Galations 6:9-10 says, “And let us not grow weary while doing good, for in due season we shall reap if we do not lose heart. Therefore, as we have opportunity, let us do good to all, especially to those who are of the household of faith.”
And we have a similar thought in 2 Thess. 3:13: “But as for you, brethren, do not grow weary in doing good.”
From these verses, we can gather than it is common for us to grow weary of doing good. Why else would the Apostle Paul feel it necessary to mention this not once, but twice? Is weariness a sin?

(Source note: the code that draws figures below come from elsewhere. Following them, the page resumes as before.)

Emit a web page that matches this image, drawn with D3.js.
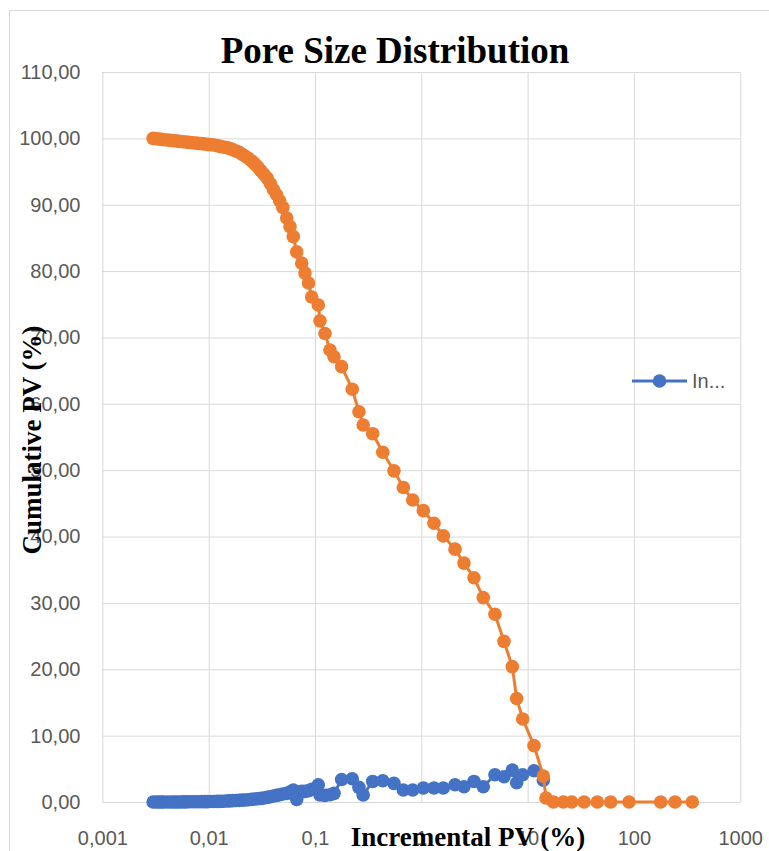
<!DOCTYPE html>
<html>
<head>
<meta charset="utf-8">
<script src="https://cdn.jsdelivr.net/npm/d3@7"></script>
<style>
  body { margin: 0; background: #fff; }
  .tick text { font-family: "Liberation Sans", sans-serif; font-size: 20px; fill: #595959; }
  .ttl { font-family: "Liberation Serif", "Times New Roman", serif; font-weight: bold; fill: #000; }
</style>
</head>
<body>
<svg width="769" height="851"></svg>
<script>
"use strict";

// pore size (x, log axis)
const poreSize = [
    0.0030, 0.0032, 0.0034, 0.0036, 0.0038, 0.0041, 0.0044, 0.0047, 0.0050, 0.0053,
    0.0057, 0.0061, 0.0065, 0.0070, 0.0075, 0.0080, 0.0086, 0.0092, 0.0098, 0.0105,
    0.0112, 0.0120, 0.0128, 0.0137, 0.0147, 0.0157, 0.0168, 0.0180, 0.0193, 0.0206,
    0.0221, 0.0236, 0.0253, 0.0270, 0.0289, 0.0310, 0.0331, 0.0355, 0.0380, 0.0406,
    0.0435, 0.0465, 0.0498,
    0.0542, 0.0582, 0.0625, 0.0673, 0.0750, 0.0805, 0.0869, 0.0931, 0.1074, 0.1114,
    0.1242, 0.1384, 0.151,
    0.178, 0.224, 0.259, 0.284, 0.349, 0.434, 0.553, 0.678, 0.830, 1.045,
    1.316, 1.610, 2.075, 2.52, 3.13, 3.83, 4.93, 6.00, 7.18, 7.89,
    8.99, 11.5, 14.06,
    14.9, 17.5, 21.7, 26.0, 34.0, 45.3, 60.5, 89.9, 178.6, 243.8, 354
];

// cumulative PV (%) - orange
const cumulativePV = [
    100.0, 99.95, 99.9, 99.85, 99.8, 99.75, 99.7, 99.65, 99.6, 99.55,
    99.5, 99.45, 99.4, 99.35, 99.3, 99.25, 99.2, 99.15, 99.1, 99.05,
    99.0, 98.9, 98.8, 98.7, 98.6, 98.5, 98.3, 98.1, 97.9, 97.6,
    97.3, 97.0, 96.6, 96.2, 95.7, 95.1, 94.6, 94.0, 93.2, 92.3,
    91.5, 90.6, 89.6,
    88.0, 86.7, 85.2, 82.9, 81.2, 79.7, 78.2, 76.1, 74.9, 72.5,
    70.6, 68.1, 67.1,
    65.6, 62.2, 58.8, 56.8, 55.5, 52.7, 49.9, 47.4, 45.5, 43.9,
    42.0, 40.1, 38.1, 36.0, 33.8, 30.8, 28.3, 24.2, 20.4, 15.6,
    12.5, 8.5, 3.9,
    0.6, 0, 0, 0, 0, 0, 0, 0, 0, 0, 0
];

// incremental PV (%) - blue, null where there is no point
const incrementalPV = [
    0, 0, 0, 0, 0, 0, 0, 0, 0, 0,
    0.02, 0.02, 0.03, 0.03, 0.04, 0.04, 0.05, 0.05, 0.06, 0.07,
    0.08, 0.1, 0.1, 0.12, 0.15, 0.17, 0.2, 0.22, 0.25, 0.28,
    0.3, 0.35, 0.4, 0.45, 0.5, 0.55, 0.6, 0.7, 0.8, 0.9,
    1.0, 1.1, 1.2,
    1.3, 1.5, 1.8, 0.4, 1.6, 1.6, 1.7, 1.9, 2.6, 1.05,
    1.0, 1.1, 1.3,
    3.4, 3.5, 2.2, 1.05, 3.1, 3.2, 2.8, 1.8, 1.8, 2.1,
    2.1, 2.1, 2.6, 2.3, 3.1, 2.3, 4.1, 3.8, 4.8, 2.9,
    4.1, 4.7, 3.3,
    null, null, null, null, null, null, null, null, null, null, null
];

const xTicks = [0.001, 0.01, 0.1, 1, 10, 100, 1000];
const xTickLabels = ["0,001", "0,01", "0,1", "1", "10", "100", "1000"];
const yTicks = [0, 10, 20, 30, 40, 50, 60, 70, 80, 90, 100, 110];

const chartTitle = "Pore Size Distribution";
const xTitle = "Incremental PV (%)";
const yTitle = "Cumulative PV (%)";
const legendLabel = "In...";

const BLUE = "#4472C4", ORANGE = "#ED7D31", GRID = "#d9d9d9";
const R = 6.8; // marker radius

const svg = d3.select("svg");
const plotL = 102.4, plotR = 740.2, plotT = 72, plotB = 802;

// chart frame
svg.append("rect")
    .attr("x", 9.5).attr("y", 10.5)
    .attr("width", 800).attr("height", 900)
    .attr("fill", "none").attr("stroke", GRID);

const x = d3.scaleLog().domain([0.001, 1000]).range([plotL, plotR]);
const y = d3.scaleLinear().domain([0, 110]).range([plotB, plotT]);

const yAxis = svg.append("g")
    .attr("transform", `translate(${plotL},0)`)
    .call(d3.axisLeft(y).tickValues(yTicks).tickSize(-(plotR - plotL)).tickPadding(22)
        .tickFormat(d => d3.format(".2f")(d).replace(".", ",")));

const xAxis = svg.append("g")
    .attr("transform", `translate(0,${plotB})`)
    .call(d3.axisBottom(x).tickValues(xTicks).tickSize(-(plotB - plotT))
        .tickFormat((d, i) => xTickLabels[i]));

[xAxis, yAxis].forEach(g => {
    g.select(".domain").remove();
    g.selectAll(".tick line").attr("stroke", GRID).attr("stroke-width", 1);
});
xAxis.selectAll(".tick text").attr("y", 43).attr("dy", 0);

const pts = poreSize.map((p, i) => ({ p, cum: cumulativePV[i], inc: incrementalPV[i] }));

function drawSeries(key, color) {
    const data = pts.filter(d => d[key] != null);
    svg.append("path")
        .datum(data)
        .attr("fill", "none")
        .attr("stroke", color)
        .attr("stroke-width", 3)
        .attr("d", d3.line().x(d => x(d.p)).y(d => y(d[key])));
    svg.append("g").selectAll("circle")
        .data(data)
        .join("circle")
        .attr("cx", d => x(d.p))
        .attr("cy", d => y(d[key]))
        .attr("r", R)
        .attr("fill", color);
}
drawSeries("inc", BLUE);
drawSeries("cum", ORANGE);

// titles
svg.append("text").attr("class", "ttl")
    .attr("x", 395).attr("y", 63)
    .attr("text-anchor", "middle").attr("font-size", 37)
    .text(chartTitle);

svg.append("text").attr("class", "ttl")
    .attr("x", 468).attr("y", 846)
    .attr("text-anchor", "middle").attr("font-size", 27)
    .text(xTitle);

svg.append("text").attr("class", "ttl")
    .attr("transform", "translate(41,440) rotate(-90)")
    .attr("text-anchor", "middle").attr("font-size", 27)
    .text(yTitle);

// legend
const lg = svg.append("g").attr("transform", "translate(632,381)");
lg.append("line").attr("x1", 0).attr("x2", 55).attr("stroke", BLUE).attr("stroke-width", 3);
lg.append("circle").attr("cx", 27.5).attr("r", R).attr("fill", BLUE);
lg.append("text")
    .attr("x", 60).attr("y", 7)
    .attr("font-family", "Liberation Sans, sans-serif").attr("font-size", 20)
    .attr("fill", "#595959")
    .text(legendLabel);
</script>
</body>
</html>
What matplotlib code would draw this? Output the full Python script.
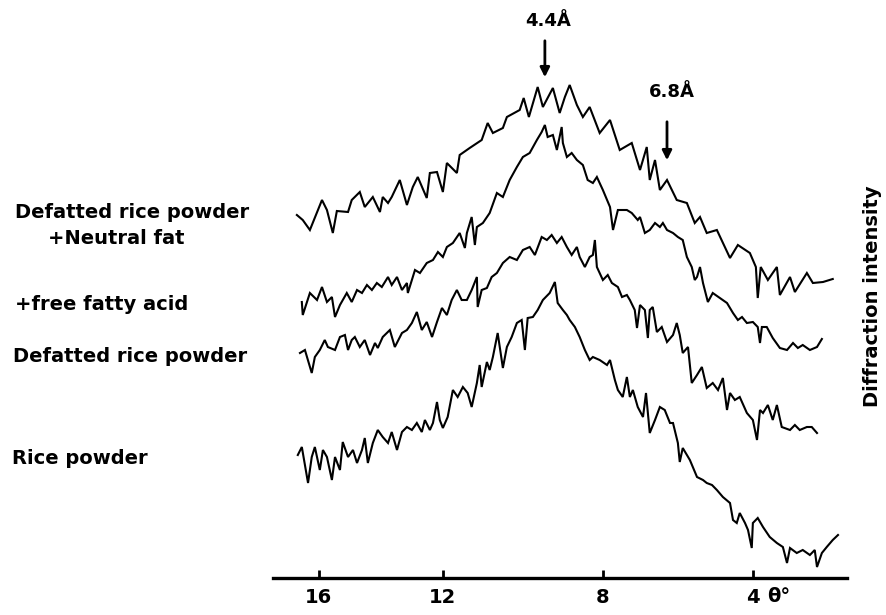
import matplotlib
matplotlib.use("Agg")
import matplotlib.pyplot as plt
import numpy as np

plt.rcParams['font.family'] = ['DejaVu Sans']
plt.rcParams['font.weight'] = 'bold'

# diffraction angle (theta, deg) and intensity (arbitrary units)

# Defatted rice powder + Neutral fat
th_fat = [16.71,16.52,16.29,15.90,15.74,15.55,15.42,15.06,14.94,14.68,14.52,14.26,14.03,13.94,13.77,13.65,
          13.39,13.16,12.97,12.81,12.52,12.42,12.19,12.00,11.90,11.65,11.58,11.33,11.03,10.88,10.75,10.50,
          10.40,10.08,9.98,9.85,9.63,9.50,9.25,9.08,8.95,8.83,8.65,8.50,8.33,8.08,7.81,7.55,7.23,7.01,6.83,
          6.75,6.61,6.48,6.29,6.03,5.76,5.55,5.41,5.23,4.96,4.61,4.40,4.08,3.92,3.87,3.79,3.60,3.36,3.28,
          3.01,2.88,2.56,2.40,2.13,1.87]
i_fat = [363,358,348,378,368,345,367,366,378,386,371,381,366,381,375,381,398,373,391,401,380,405,406,386,
         415,405,423,430,438,455,445,450,461,468,480,461,491,471,490,465,481,493,473,461,471,445,458,428,
         435,408,431,398,418,388,398,378,375,355,361,345,348,320,333,325,311,280,311,298,311,283,301,286,
         305,295,296,299]

# + free fatty acid
th_ffa = [16.55,16.52,16.29,16.06,15.90,15.74,15.58,15.48,15.32,15.10,14.94,14.77,14.61,14.45,14.29,14.13,
          13.97,13.77,13.65,13.48,13.32,13.16,13.13,12.90,12.74,12.52,12.32,12.16,12.00,11.90,11.75,11.58,
          11.45,11.40,11.28,11.20,11.15,11.00,10.83,10.65,10.50,10.33,10.15,10.00,9.83,9.65,9.53,9.45,9.38,
          9.25,9.15,9.03,9.00,8.90,8.78,8.65,8.50,8.38,8.25,8.15,8.00,7.81,7.73,7.60,7.36,7.23,7.07,7.01,
          6.88,6.75,6.61,6.48,6.40,6.29,6.13,6.00,5.87,5.76,5.63,5.55,5.49,5.41,5.33,5.20,5.07,4.88,4.69,
          4.53,4.40,4.29,4.16,4.00,3.87,3.81,3.76,3.63,3.47,3.28,3.09,2.93,2.80,2.67,2.48,2.29,2.16]
i_ffa = [276,263,285,278,291,276,281,261,273,285,276,288,285,293,288,295,291,301,293,301,288,295,285,308,
         305,315,318,326,321,331,335,345,330,345,361,333,351,355,365,385,381,398,411,421,425,438,446,453,
         441,443,428,451,435,421,425,418,413,398,395,401,388,371,348,368,368,365,358,361,345,348,355,351,
         355,348,345,341,338,321,311,298,301,311,295,276,285,280,275,265,258,261,255,256,251,235,251,251,
         240,230,228,235,230,233,228,231,239]

# Defatted rice powder
th_def = [16.61,16.45,16.23,16.13,15.97,15.81,15.71,15.48,15.32,15.16,15.06,14.94,14.84,14.68,14.52,14.35,
          14.19,14.10,13.94,13.71,13.55,13.32,13.16,13.00,12.84,12.68,12.52,12.35,12.19,12.03,11.90,11.78,
          11.65,11.53,11.40,11.28,11.15,11.13,11.03,10.90,10.78,10.65,10.50,10.33,10.15,10.00,9.83,9.70,
          9.53,9.40,9.28,9.15,9.03,8.90,8.78,8.65,8.58,8.45,8.33,8.25,8.20,8.15,8.00,7.87,7.76,7.60,7.49,
          7.36,7.28,7.15,7.09,7.01,6.88,6.80,6.75,6.67,6.56,6.43,6.29,6.13,6.03,5.95,5.87,5.73,5.63,5.49,
          5.36,5.23,5.07,4.93,4.80,4.69,4.61,4.48,4.35,4.16,4.00,3.89,3.81,3.73,3.60,3.47,3.36,3.23,3.01,
          2.88,2.75,2.56,2.43,2.29]
i_def = [225,228,205,221,228,238,231,228,241,243,228,238,241,231,238,223,235,230,241,248,231,245,248,255,
         266,248,256,241,256,270,263,278,288,278,278,288,301,271,288,290,301,305,315,321,318,328,331,323,
         341,338,343,335,341,331,323,331,321,311,321,323,338,311,298,303,295,291,281,283,278,268,250,273,
         268,240,268,271,246,251,236,243,255,243,225,231,195,203,211,190,195,188,200,168,185,178,181,165,
         158,138,168,165,173,158,173,151,148,153,148,151,151,145]

# Rice powder
th_rice = [16.68,16.55,16.45,16.35,16.23,16.13,15.97,15.87,15.74,15.58,15.48,15.32,15.23,15.06,14.90,14.77,
           14.61,14.52,14.42,14.26,14.10,13.94,13.77,13.65,13.48,13.32,13.16,13.00,12.84,12.68,12.58,12.42,
           12.32,12.19,12.10,12.00,11.88,11.75,11.63,11.50,11.38,11.28,11.15,11.08,11.03,10.90,10.83,10.75,
           10.63,10.50,10.40,10.28,10.15,10.03,9.95,9.88,9.75,9.63,9.50,9.33,9.20,9.13,9.00,8.90,8.83,8.70,
           8.58,8.45,8.33,8.25,8.08,7.89,7.81,7.68,7.60,7.47,7.36,7.28,7.20,7.07,6.93,6.85,6.75,6.61,6.48,
           6.35,6.21,6.13,6.00,5.95,5.87,5.68,5.49,5.33,5.23,5.09,4.96,4.80,4.61,4.53,4.43,4.35,4.21,4.13,
           4.03,4.00,3.87,3.73,3.55,3.36,3.20,3.09,3.01,2.83,2.67,2.48,2.35,2.29,2.16,2.03,1.87,1.73]
i_rice = [123,131,113,95,121,131,108,128,121,98,121,108,136,121,128,115,128,140,115,135,148,141,135,146,
          128,146,151,148,155,146,158,148,155,176,158,150,161,188,181,191,185,171,195,213,191,216,208,221,
          245,210,231,241,255,258,228,260,261,268,278,285,296,275,268,263,258,251,241,228,218,221,218,213,
          218,198,188,181,201,181,188,171,161,185,145,158,171,168,155,155,135,116,130,118,101,98,95,93,88,
          81,75,58,55,65,55,48,30,55,60,51,41,35,31,15,30,25,28,23,28,11,25,31,38,43]

tick_vals = [16, 12, 8, 4]
tick_labels = ['16', '12', '8', '4']

# the chart paper is not linear in theta: calibrate the axis on the printed ticks
cal_theta = np.array([-10.0, 4.0, 8.0, 12.0, 16.0, 30.0])
cal_pos = np.array([1278.0, 753.0, 603.0, 443.0, 319.0, -115.0])

def fwd(t):
    return -np.interp(t, cal_theta, cal_pos)

def inv(v):
    return np.interp(-np.asarray(v), cal_pos[::-1], cal_theta[::-1])

fig = plt.figure(figsize=(8.86, 6.15), dpi=100)
ax = fig.add_axes([273/886, 37/615, 574/886, 578/615])
ax.set_xscale('function', functions=(fwd, inv))

for th, it in [(th_fat, i_fat), (th_ffa, i_ffa), (th_def, i_def), (th_rice, i_rice)]:
    ax.plot(th, it, color='black', lw=1.5, solid_joinstyle='miter')

ax.set_xlim(17.48, 1.49)
ax.set_ylim(0, 578)
for s in ['left', 'right', 'top']:
    ax.spines[s].set_visible(False)
ax.spines['bottom'].set_linewidth(2.4)
ax.set_yticks([])
ax.set_xticks(tick_vals)
ax.set_xticklabels(tick_labels)
ax.tick_params(axis='x', direction='in', length=6, width=2, pad=7, labelsize=14)
ax.text(3.62, -19, 'θ°', fontsize=14, ha='left', va='center')

# peak markers
ax.annotate('', xy=(9.45, 498), xytext=(9.45, 540),
            arrowprops=dict(arrowstyle='-|>', lw=2, color='black', mutation_scale=14))
ax.text(9.38, 557, '4.4Å', fontsize=13, ha='center', va='center')
ax.annotate('', xy=(6.29, 415), xytext=(6.29, 459),
            arrowprops=dict(arrowstyle='-|>', lw=2, color='black', mutation_scale=14))
ax.text(6.16, 486, '6.8Å', fontsize=13, ha='center', va='center')

# sample names on the left
fig.text(15/886, 1 - 212/615, 'Defatted rice powder', fontsize=14, va='center')
fig.text(48/886, 1 - 238/615, '+Neutral fat', fontsize=14, va='center')
fig.text(15/886, 1 - 305/615, '+free fatty acid', fontsize=14, va='center')
fig.text(13/886, 1 - 356/615, 'Defatted rice powder', fontsize=14, va='center')
fig.text(12/886, 1 - 458/615, 'Rice powder', fontsize=14, va='center')

fig.text(872/886, 1 - 296/615, 'Diffraction intensity', fontsize=14, rotation=90,
         ha='center', va='center')

fig.savefig('out.png', dpi=100)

I think there are two kinds of weariness. The first kind is how we might feel at the end of a very productive and tiring day. We are tired or even exhausted from our labors. This kind of weariness is to be expected. I don’t think being tired is a sin, but a good sign.
But there is another kind of weariness. Consider these comments and think of others like them: “I grow weary of the baby’s crying.” “I am tired of homeschooling.” “I am sick of picking up after you.” “I am weary of having guests.”
You get the idea. That kind of weariness is more like impatience than exhaustion. This kind of weariness is discontent. It is dissatisfied, feeling put upon. This kind of weariness has begun to view “good works” as tedious bothers. “Let someone else do it. I never get thanked or noticed anyway.” This kind of weariness is sinful. It bears sour fruit.
So this explains why Paul would mention this temptation to us. We can grow weary of doing good. Again. Here’s the admonishment: Don’t grow discontent with serving others. Keep taking every opportunity you have to do good, especially to your fellow saints. Don’t lose heart! God sees your labors. You may be tired, but you don’t have to grow weary. In due time, you will see a harvest of good things from all those seeds that you put in the ground. Hang on! Don’t give up! Press on!